My poor little Mama had had enough to adjust to, with being uprooted from her home turf in rural Georgia to start a new life and a new family in the Pennsylvania Dutch city of York, Pa. Now, with two young children and one on the way (that would be me), she had the anxiety of dealing with having a Gypsy encampment right on the other side of the fence at the back of their small yard. She’d seen the horse drawn wagons of Gypsy caravans pass by Baxley, Georgia when she was a child, had heard from her mother that, as a people, they endorsed thievery as a life strategy. So she spent anxious hours watching to assure they didn’t steal her kids’ toys from the backyard, or worse still, steal her kids. I heard this story several times when I was growing up, though recently when I asked her about it, at the age of 90, it doesn’t seem to be one of the stories that stuck with her.

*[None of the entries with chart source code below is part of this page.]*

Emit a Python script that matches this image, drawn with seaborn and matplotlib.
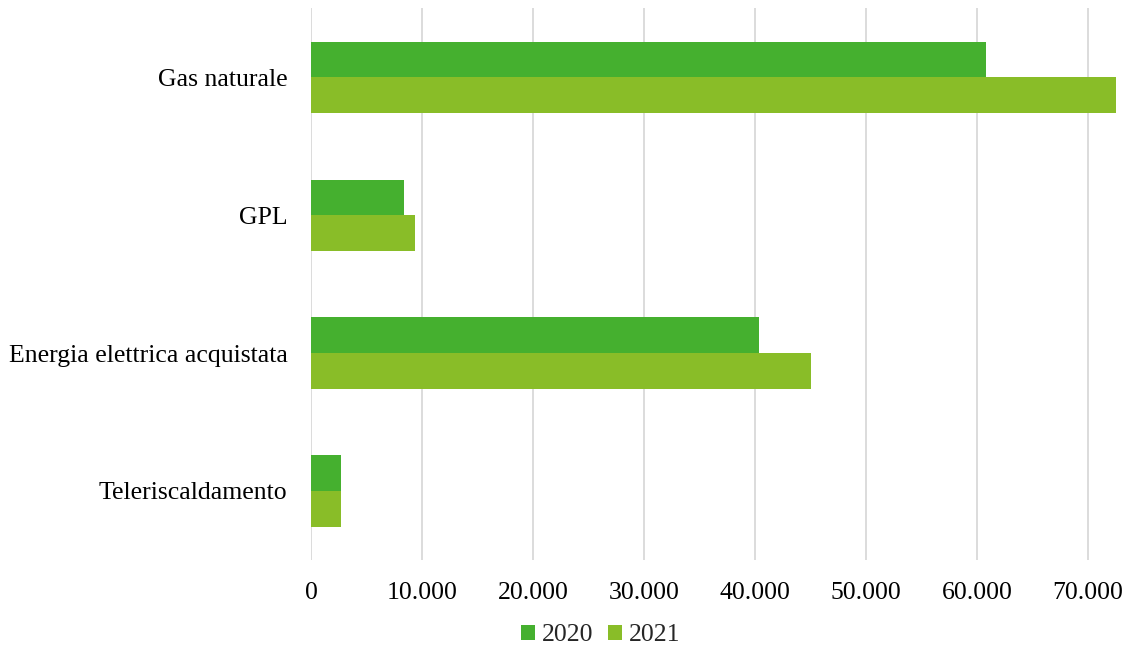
import pandas as pd
import matplotlib
matplotlib.use("Agg")
import matplotlib.pyplot as plt
import seaborn as sns
from matplotlib.ticker import FuncFormatter, MultipleLocator

# data
categories = ["Gas naturale", "GPL", "Energia elettrica acquistata", "Teleriscaldamento"]
years = ["2020", "2021"]
values_2020 = [60870, 8410, 40390, 2680]
values_2021 = [72500, 9370, 45020, 2680]
colors = ["#45B02F", "#89BD28"]

df = pd.DataFrame({
    "categoria": categories * 2,
    "anno": [years[0]] * 4 + [years[1]] * 4,
    "valore": values_2020 + values_2021,
})

sns.set_theme(style="white")
plt.rcParams["font.family"] = ["Liberation Serif", "DejaVu Serif"]

fig = plt.figure(figsize=(11.29, 6.47), dpi=100)
ax = fig.add_axes([0.2755, 0.1345, 0.7175, 0.853])

sns.barplot(data=df, y="categoria", x="valore", hue="anno", order=categories,
            hue_order=years, palette=colors, width=0.515, saturation=1,
            orient="h", ax=ax, legend=True, linewidth=0)

ax.set_xlim(0, 73000)
ax.xaxis.set_major_locator(MultipleLocator(10000))
ax.xaxis.set_major_formatter(FuncFormatter(lambda v, p: f"{int(v):,}".replace(",", ".")))
ax.grid(axis="x", color="#D9D9D9", linewidth=1.3)
ax.set_axisbelow(True)
for s in ax.spines.values():
    s.set_visible(False)
ax.set_xlabel("")
ax.set_ylabel("")
ax.tick_params(axis="both", length=0, labelsize=18.5, colors="black")
ax.tick_params(axis="y", pad=17)
ax.tick_params(axis="x", pad=16)

handles, labels = ax.get_legend_handles_labels()
ax.get_legend().remove()
fig.legend(handles, labels, loc="center", bbox_to_anchor=(0.532, 0.018), ncol=2,
           frameon=False, fontsize=18.5, handlelength=0.55, handleheight=0.55,
           handletextpad=0.25, columnspacing=0.6)

fig.savefig("out.png", dpi=100)
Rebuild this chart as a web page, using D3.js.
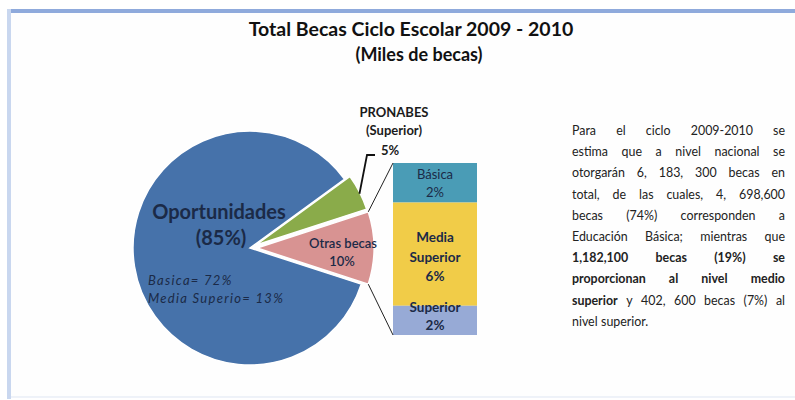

It makes me wonder which stories that I’ve told my kids about my life will be the defining ones for them in spite of their being relatively insignificant stories in my own narrative.
But the gypsy stories intrigued me, partly because we as a people are always fascinated with gypsies, and because at those times when kids imagine running away from home, I had the alternative fantasy of wondering what my life might have been if those gypsies had kidnapped me (not that I think for a minute at this point in my life that those gypsies were looking for another mouth to feed).

Being a well-stirred genetic product of 250 years in the melting pot of America is a point of pride for me, but there have been times when I felt envious of others’ ethnicity. I have longed. at times, for the sense of identity and belonging to an intractable and distinct subculture that ethnicity allows and sometimes mandates, and no ethnicity embodies that sense of belonging, and the accompanying sense of estrangement from the surrounding culture, more than Gypsies. Nobody knows exactly how long gypsies have roamed Europe, and later America, but we do know now that their origins are in India, not Egypt as was first assumed, the assumption from which they got their collective name, and it’s a sign of their separation from the larger culture that they never felt the need to correct that assumption.

The mandolin

So there was a fantasy in mind as I worked on this mando. This is a mandolin sized version of the Bohemian mandocello that I made in the spring. It has a similar back carved from padauk and maple, a one piece neck with violin type scroll of big leaf maple, a maple fretboad (13 7/8″ scale) bound with bloodwood/ebony/holly/ebony, with green abalone markers, canted top of Alaskan Sitka, tortoise celluloid bindings with wood purflings, mahogany sides, padauk headstock overlay (of course!).
I called it Gypsy because it doesn’t strictly follow any tradition, but that all its elements are traditional ones conjured the thought that this could be a gypsy mandolin, unique and indifferent to popular culture, a mandolin that, on the night before a new migration, and the wagons were packed, Aunt Zora might bring out from its special place, tucked into a trunk full of colorful silk scarves, to play by the campfire while her daughters sang songs in whatever language that gypsies sing in, songs of their trials and triumphs.
Or, it could be plugged into a stack of Marshalls, and played with the great Gypsy-Punk band, Gogol Bordello.